Problem description:
Render the material again word for word, skipping the pictures in it.

#### Collected material

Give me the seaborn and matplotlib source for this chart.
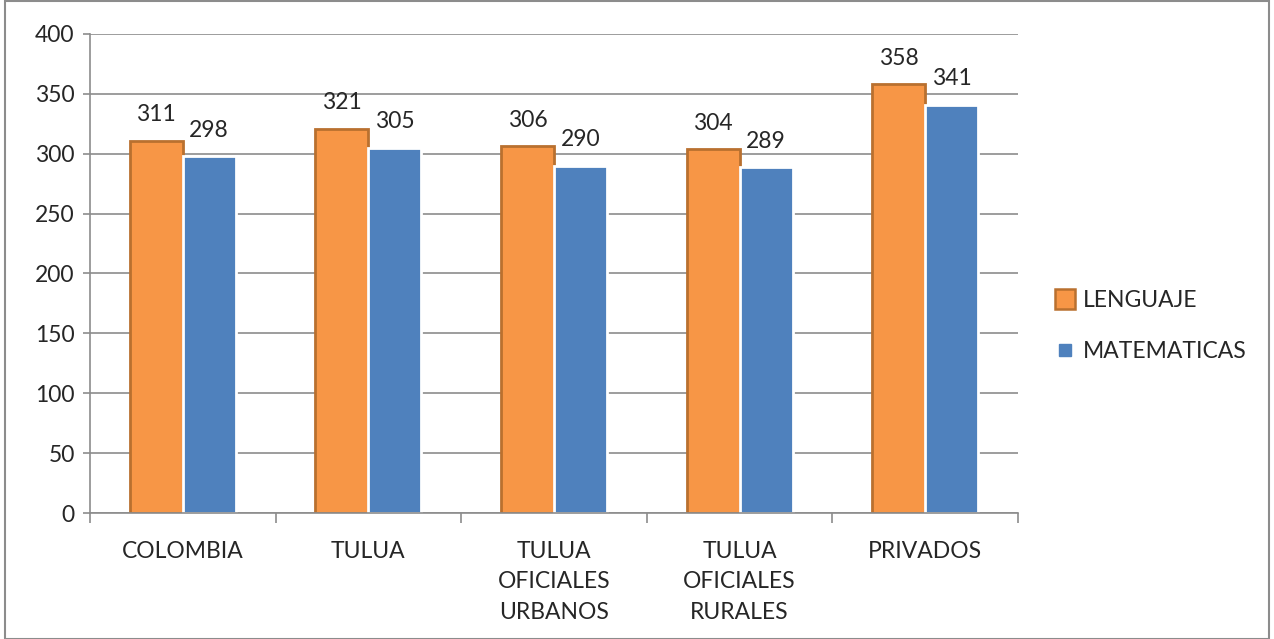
import pandas as pd
import seaborn as sns
import matplotlib.pyplot as plt
from matplotlib.lines import Line2D
from matplotlib.patches import Rectangle

# Data
categorias = ['COLOMBIA', 'TULUA', 'TULUA\nOFICIALES\nURBANOS', 'TULUA\nOFICIALES\nRURALES', 'PRIVADOS']
lenguaje = [311, 321, 306, 304, 358]
matematicas = [298, 305, 290, 289, 341]
series = ['LENGUAJE', 'MATEMATICAS']
colores = ['#F79646', '#4F81BD']

df = pd.DataFrame({
    'categoria': categorias * 2,
    'serie': [series[0]] * len(categorias) + [series[1]] * len(categorias),
    'valor': lenguaje + matematicas,
})

sns.set_style('white')
plt.rcParams['font.family'] = ['Lato', 'DejaVu Sans']
fs = 16.5

fig = plt.figure(figsize=(12.74, 6.39), dpi=100)
ax = fig.add_axes([0.0706, 0.197, 0.7285, 0.750])

sns.barplot(data=df, x='categoria', y='valor', hue='serie', palette=colores,
            width=0.57, ax=ax, legend=False, saturation=1)

# Bar edges: darker orange outline for lenguaje, white gap for matematicas
for patch in ax.containers[0]:
    patch.set_edgecolor('#B9702F')
    patch.set_linewidth(2)
for patch in ax.containers[1]:
    patch.set_edgecolor('white')
    patch.set_linewidth(2)

for cont in ax.containers:
    ax.bar_label(cont, fmt='%d', padding=11, fontsize=fs)

# Axes styling
ax.set_ylim(0, 400)
ax.set_yticks(range(0, 401, 50))
ax.set_xlim(-0.5, len(categorias) - 0.5)
ax.set_xlabel('')
ax.set_ylabel('')
ax.yaxis.grid(True, color='#8C8C8C', linewidth=1.2)
ax.set_axisbelow(True)
for side in ['top', 'right']:
    ax.spines[side].set_visible(False)
for side in ['left', 'bottom']:
    ax.spines[side].set_color('#8C8C8C')
    ax.spines[side].set_linewidth(1.2)

ax.tick_params(axis='y', labelsize=fs, length=5, width=1.2, color='#8C8C8C',
               left=True, pad=6)
ax.tick_params(axis='x', labelsize=fs, length=0, pad=20)
for lab in ax.get_xticklabels():
    lab.set_linespacing(1.55)
    lab.set_verticalalignment('top')

# Tick marks at category boundaries
ax.set_xticks([i - 0.5 for i in range(len(categorias) + 1)], minor=True)
ax.tick_params(axis='x', which='minor', bottom=True, length=7, width=1.2,
               color='#8C8C8C')

# Legend
handles = [
    Line2D([], [], marker='s', linestyle='', markersize=15,
           markerfacecolor=colores[0], markeredgecolor='#B9702F', markeredgewidth=1.8),
    Line2D([], [], marker='s', linestyle='', markersize=8,
           markerfacecolor=colores[1], markeredgecolor=colores[1]),
]
fig.legend(handles, series, loc='center left', bbox_to_anchor=(0.811, 0.49),
           frameon=False, fontsize=fs, handlelength=1.0, handletextpad=0.25,
           labelspacing=1.3)

# Outer chart border
fig.patches.append(Rectangle((0.004, 0.0), 0.992, 0.998, transform=fig.transFigure,
                             fill=False, edgecolor='#8C8C8C', linewidth=1.5))

fig.savefig('out.png', dpi=100)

########

Complete response:
Give me the seaborn and matplotlib source for this chart.
import pandas as pd
import seaborn as sns
import matplotlib.pyplot as plt
from matplotlib.lines import Line2D
from matplotlib.patches import Rectangle

# Data
categorias = ['COLOMBIA', 'TULUA', 'TULUA\nOFICIALES\nURBANOS', 'TULUA\nOFICIALES\nRURALES', 'PRIVADOS']
lenguaje = [311, 321, 306, 304, 358]
matematicas = [298, 305, 290, 289, 341]
series = ['LENGUAJE', 'MATEMATICAS']
colores = ['#F79646', '#4F81BD']

df = pd.DataFrame({
    'categoria': categorias * 2,
    'serie': [series[0]] * len(categorias) + [series[1]] * len(categorias),
    'valor': lenguaje + matematicas,
})

sns.set_style('white')
plt.rcParams['font.family'] = ['Lato', 'DejaVu Sans']
fs = 16.5

fig = plt.figure(figsize=(12.74, 6.39), dpi=100)
ax = fig.add_axes([0.0706, 0.197, 0.7285, 0.750])

sns.barplot(data=df, x='categoria', y='valor', hue='serie', palette=colores,
            width=0.57, ax=ax, legend=False, saturation=1)

# Bar edges: darker orange outline for lenguaje, white gap for matematicas
for patch in ax.containers[0]:
    patch.set_edgecolor('#B9702F')
    patch.set_linewidth(2)
for patch in ax.containers[1]:
    patch.set_edgecolor('white')
    patch.set_linewidth(2)

for cont in ax.containers:
    ax.bar_label(cont, fmt='%d', padding=11, fontsize=fs)

# Axes styling
ax.set_ylim(0, 400)
ax.set_yticks(range(0, 401, 50))
ax.set_xlim(-0.5, len(categorias) - 0.5)
ax.set_xlabel('')
ax.set_ylabel('')
ax.yaxis.grid(True, color='#8C8C8C', linewidth=1.2)
ax.set_axisbelow(True)
for side in ['top', 'right']:
    ax.spines[side].set_visible(False)
for side in ['left', 'bottom']:
    ax.spines[side].set_color('#8C8C8C')
    ax.spines[side].set_linewidth(1.2)

ax.tick_params(axis='y', labelsize=fs, length=5, width=1.2, color='#8C8C8C',
               left=True, pad=6)
ax.tick_params(axis='x', labelsize=fs, length=0, pad=20)
for lab in ax.get_xticklabels():
    lab.set_linespacing(1.55)
    lab.set_verticalalignment('top')

# Tick marks at category boundaries
ax.set_xticks([i - 0.5 for i in range(len(categorias) + 1)], minor=True)
ax.tick_params(axis='x', which='minor', bottom=True, length=7, width=1.2,
               color='#8C8C8C')

# Legend
handles = [
    Line2D([], [], marker='s', linestyle='', markersize=15,
           markerfacecolor=colores[0], markeredgecolor='#B9702F', markeredgewidth=1.8),
    Line2D([], [], marker='s', linestyle='', markersize=8,
           markerfacecolor=colores[1], markeredgecolor=colores[1]),
]
fig.legend(handles, series, loc='center left', bbox_to_anchor=(0.811, 0.49),
           frameon=False, fontsize=fs, handlelength=1.0, handletextpad=0.25,
           labelspacing=1.3)

# Outer chart border
fig.patches.append(Rectangle((0.004, 0.0), 0.992, 0.998, transform=fig.transFigure,
                             fill=False, edgecolor='#8C8C8C', linewidth=1.5))

fig.savefig('out.png', dpi=100)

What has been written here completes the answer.